Alternately you could build on top of the platform. Since it's guts were sitting exposed on github, it was simple to make any number of added features on the user side. Within the first few months people had made browser toolbars that did anything from sending your messages with a delay (so you could take your gif from further away from your keyboard) to tell you which gifs belonged to which users (useful for when people were chatting from poorly lit rooms). These together lent to the sense of community ownership. Users could craft the site in their own image either from the server or user side.
Despite the easy of extensibility there are still many limitations inherent in the format that can't be overcome. For one there's no way to know how many people are watching without participating, and no easy way to store messages that get sent when you're not logged in. The service doesn't scale, since there's only one channel and the same amount of space for 5 users as 50 it becomes nearly impossible to follow the conversation when a high number of users are talking.
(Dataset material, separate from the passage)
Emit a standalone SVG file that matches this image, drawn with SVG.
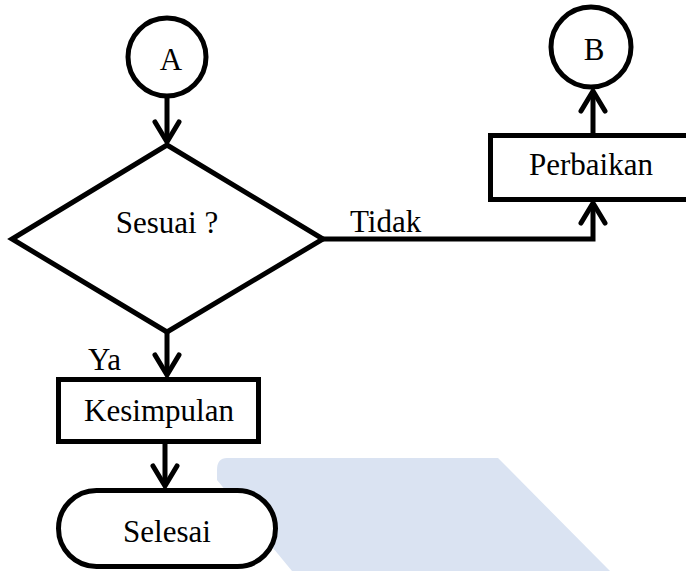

A month ago Jen passed control of Meatspace over to two of the more dedicated members of the community, and has gone on to work on a new project: rvlvvr. Like meatspace it's a distributed, encrypted, messaging platform that's meant to move users away from their reliance on the megalithic social networks. According to Jen she just wants to keep meeting strange people on the internet, but it seems that if the success of Meatspace, Ello, and Tilde club are any indication many more will follow her lead.